All this transcendent thinking hinders within my physical presence at the dinner table,              “To much chilli for you?” Claire Jokes                                                                                                    ‘Snap;’ back to reality. Had they noticed my psychic absence? Ash shrugs his shoulders; looking at me in awe.                                                                                                                           "Sorry" I sheepishly say.  “Its’ just - Do you really think ‘gay’ parents actually have ‘happier’ children?”  I’m treading water now; I can feel it in Ash’s burning gaze, but he still maintains that trusted grin.   I love him.  My best mate.  It doesn't seem right, but I know it is; one of the happiest guys I know and contradictory to the ‘breaking news’ he was brought up by a single mother.

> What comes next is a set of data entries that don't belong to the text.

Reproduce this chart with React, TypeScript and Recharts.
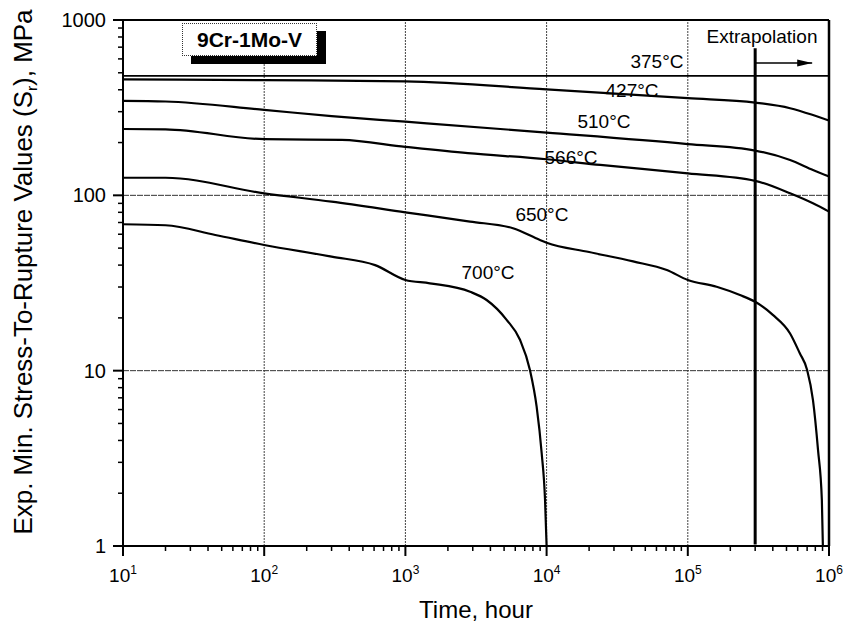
import React from 'react';
import { LineChart, Line, XAxis, YAxis, ReferenceLine, ReferenceDot } from 'recharts';

const FONT = '"Liberation Sans", Arial, sans-serif';

// rupture curves, time in hours / stress in MPa
const time375 = [10, 1e6];
const stress375 = [480, 480];

const time427 = [10, 100, 1000, 1e4, 1e5, 3e5, 5.3e5, 7.7e5, 1e6];
const stress427 = [459, 454, 447, 402, 358, 338, 314, 287, 267];

const time510 = [10, 20, 100, 300, 1000, 1e4, 1e5, 3e5, 5.3e5, 7.7e5, 1e6];
const stress510 = [346, 343, 307, 283, 263, 228, 196, 180, 159, 139.5, 128];

const time566 = [10, 20, 100, 354, 1000, 2770, 1e4, 2.4e4, 1e5, 3e5, 5.3e5, 7.7e5, 1e6];
const stress566 = [239, 238, 209, 207, 189, 174, 160.6, 149, 133.5, 121, 102.7, 90, 80.7];

const time650 = [10, 20, 100, 300, 1000, 2870, 5780, 8970, 1e4, 2e4, 4.1e4, 7.1e4, 1e5, 1.6e5, 2.34e5, 3e5, 4e5, 5.3e5, 6.2e5, 7e5, 7.7e5, 8.36e5, 8.9e5, 9.05e5];
const stress650 = [126, 126, 102.7, 92, 80, 70.8, 64.9, 55.6, 53.7, 47.5, 42, 37.5, 32.9, 30.1, 27, 24.7, 20.8, 16.3, 12.6, 10.1, 6.8, 3.53, 1.83, 1];

const time700 = [10, 20, 45, 100, 300, 610, 1000, 1490, 2870, 3760, 5210, 6480, 7620, 8500, 9230, 9750, 1e4];
const stress700 = [68.4, 67.5, 59.4, 52.1, 44.7, 40, 32.9, 31.5, 28.2, 25.3, 19.5, 15, 10.1, 6.23, 3.38, 1.83, 1];

const curveLabels = ['375°C', '427°C', '510°C', '566°C', '650°C', '700°C'];
const labelTimes = [6.05e4, 4.03e4, 2.55e4, 1.49e4, 9270, 3850];
const labelStress = [583, 399, 265, 165, 78.3, 36.5];

const xMajorTicks = [10, 100, 1000, 1e4, 1e5, 1e6];
const yMajorTicks = [1, 10, 100, 1000];
const yTickLabels = ['1', '10', '100', '1000'];
const minorSteps = [2, 3, 4, 5, 6, 7, 8, 9];

const extrapolationTime = 3e5;

const toPoints = (t: number[], s: number[]) => t.map((v, i) => ({ t: v, s: s[i] }));

const series = [
  toPoints(time375, stress375),
  toPoints(time427, stress427),
  toPoints(time510, stress510),
  toPoints(time566, stress566),
  toPoints(time650, stress650),
  toPoints(time700, stress700),
];

const withMinors = (majors: number[]) =>
  majors.flatMap((d, i) => (i === majors.length - 1 ? [d] : [d, ...minorSteps.map((k) => k * d)]));

const xTicks = withMinors(xMajorTicks);
const yTicks = withMinors(yMajorTicks);

const isMajor = (v: number) => Math.abs(Math.log10(v) - Math.round(Math.log10(v))) < 1e-6;

const XTick = (props: any) => {
  const { x, y, payload } = props;
  const v = Number(payload.value);
  const major = isMajor(v);
  return (
    <g>
      <line x1={x} x2={x} y1={y} y2={y + (major ? 10 : 5)} stroke="#000" strokeWidth={major ? 2 : 1.5} />
      {major && (
        <text x={x} y={y + 36} textAnchor="middle" fontSize={19} fontFamily={FONT} fill="#000">
          10<tspan dy={-8} fontSize={12}>{Math.round(Math.log10(v))}</tspan>
        </text>
      )}
    </g>
  );
};

const YTick = (props: any) => {
  const { x, y, payload } = props;
  const v = Number(payload.value);
  const major = isMajor(v);
  const idx = yMajorTicks.indexOf(v);
  return (
    <g>
      <line x1={x} x2={x - (major ? 10 : 5)} y1={y} y2={y} stroke="#000" strokeWidth={major ? 2 : 1.5} />
      {idx >= 0 && (
        <text x={x - 17} y={y} dy="0.35em" textAnchor="end" fontSize={20} fontFamily={FONT} fill="#000">
          {yTickLabels[idx]}
        </text>
      )}
    </g>
  );
};

export default function App() {
  return (
    <div style={{ position: 'absolute', left: 0, top: 0, width: 846, height: 629, background: '#fff', fontFamily: FONT }}>
      <LineChart width={846} height={629} margin={{ top: 20, right: 17, left: 63, bottom: 53 }}>
        <XAxis
          dataKey="t"
          type="number"
          scale="log"
          domain={[10, 1e6]}
          allowDataOverflow
          ticks={xTicks}
          interval={0}
          tickSize={0}
          tickMargin={0}
          tick={<XTick />}
          height={30}
          axisLine={{ stroke: '#000', strokeWidth: 2 }}
        />
        <YAxis
          type="number"
          scale="log"
          domain={[1, 1000]}
          allowDataOverflow
          ticks={yTicks}
          interval={0}
          tickSize={0}
          tickMargin={0}
          tick={<YTick />}
          width={60}
          axisLine={{ stroke: '#000', strokeWidth: 2 }}
        />
        {xMajorTicks.slice(1, -1).map((v) => (
          <ReferenceLine key={'gx' + v} x={v} stroke="#444" strokeWidth={1} strokeDasharray="2 1" />
        ))}
        {yMajorTicks.slice(1, -1).map((v) => (
          <ReferenceLine key={'gy' + v} y={v} stroke="#333" strokeWidth={1} strokeDasharray="6 1" />
        ))}
        <ReferenceLine y={1000} stroke="#000" strokeWidth={2} />
        <ReferenceLine x={1e6} stroke="#000" strokeWidth={2.5} />
        {series.map((d, i) => (
          <Line
            key={i}
            data={d}
            dataKey="s"
            type="monotone"
            dot={false}
            stroke="#000"
            strokeWidth={i === 0 ? 1.8 : 2.2}
            isAnimationActive={false}
          />
        ))}
        <ReferenceLine
          segment={[{ x: extrapolationTime, y: 690 }, { x: extrapolationTime, y: 1.02 }]}
          stroke="#000"
          strokeWidth={3}
        />
        <ReferenceLine
          segment={[{ x: extrapolationTime, y: 569 }, { x: 7.6e5, y: 569 }]}
          shape={(p: any) => (
            <g>
              <line x1={p.x1} y1={p.y1} x2={p.x2} y2={p.y2} stroke="#000" strokeWidth={1.5} />
              <polygon
                points={`${p.x2},${p.y2} ${p.x2 - 15},${p.y2 - 3.5} ${p.x2 - 15},${p.y2 + 3.5}`}
                fill="#000"
              />
            </g>
          )}
        />
        {curveLabels.map((txt, i) => (
          <ReferenceDot
            key={txt}
            x={labelTimes[i]}
            y={labelStress[i]}
            r={0}
            shape={(p: any) => (
              <text x={p.cx} y={p.cy} dy="0.35em" textAnchor="middle" fontSize={19} fontFamily={FONT} fill="#000">
                {txt}
              </text>
            )}
          />
        ))}
        <text x={762} y={43} textAnchor="middle" fontSize={19} fontFamily={FONT} fill="#000">
          Extrapolation
        </text>
        <text x={476} y={618} textAnchor="middle" fontSize={24} fontFamily={FONT} fill="#000">
          Time, hour
        </text>
        <text
          x={32}
          y={272}
          transform="rotate(-90, 32, 272)"
          textAnchor="middle"
          fontSize={25}
          fontFamily={FONT}
          fill="#000"
          textLength={525}
          lengthAdjust="spacingAndGlyphs"
        >
          Exp. Min. Stress-To-Rupture Values (S<tspan dy={5} fontSize={15}>r</tspan><tspan dy={-5}>), MPa</tspan>
        </text>
      </LineChart>
      <div
        style={{
          position: 'absolute',
          left: 182,
          top: 23,
          width: 135,
          height: 33,
          boxSizing: 'border-box',
          border: '1px dotted #333',
          background: '#fff',
          boxShadow: '9px 8px 0 #000',
          fontWeight: 'bold',
          fontSize: 21,
          lineHeight: '31px',
          textAlign: 'center',
          color: '#000',
        }}
      >
        9Cr-1Mo-V
      </div>
    </div>
  );
}
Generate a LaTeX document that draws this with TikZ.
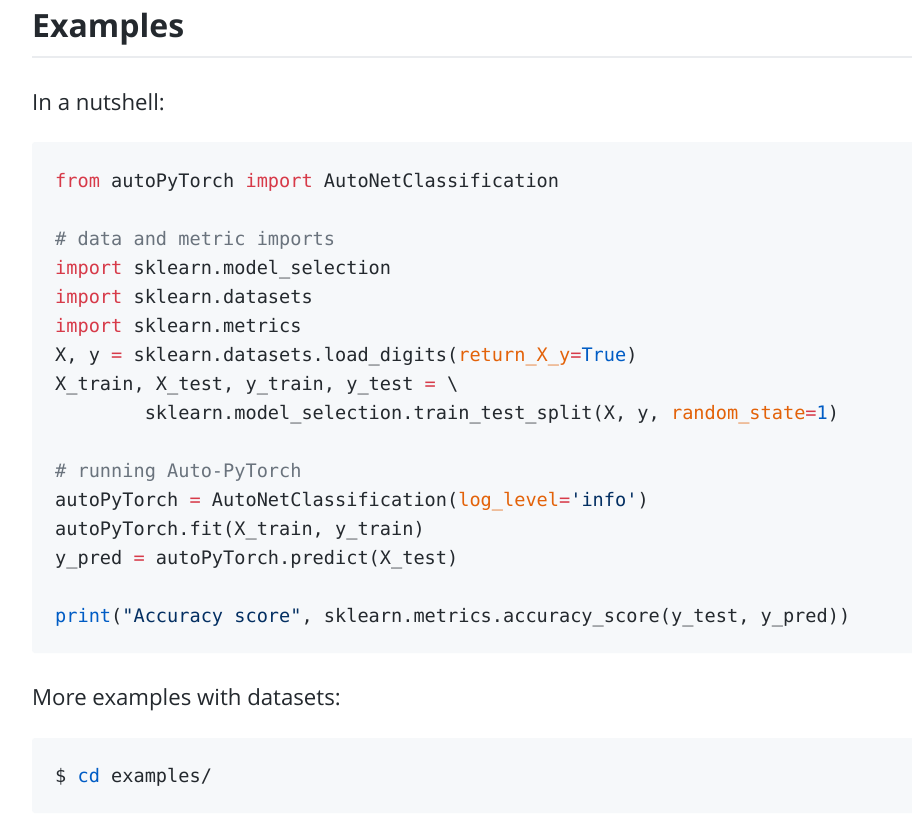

Yep.  Rounding of my mealtime deliberation I am left to critique the importance of parental relationships over that of a child’s upbringing.  Two for one or one of each – the double up or mix ‘n match of genders in a parenting structure does not impede kids overall happiness or fulfilment!  Children never came with an instruction guide so there is no reason for parents to be restricted to certain parental configurations.  

There is no supreme parental relationship but all parents have the obligation to invest love and care to raise a happy healthy confident child.  Face it, infants really don’t care what your relationship is, all they care about if being, fed clothed and nourished with provisions – mostly of physical nature.  The status of the child minder does not affect the child, but the quality of life and secure family bonding environment that you enable them to have does!

I take another look around the room, candlelit, sweet smells, love is not just an aura; it’s adorned everywhere…   I think someone’s talking to me “my mum’s status is single; this is how we live - happily”…

-         Ash clicks his fingers in my direction and repeats himself. “Now who’s for a margarita?”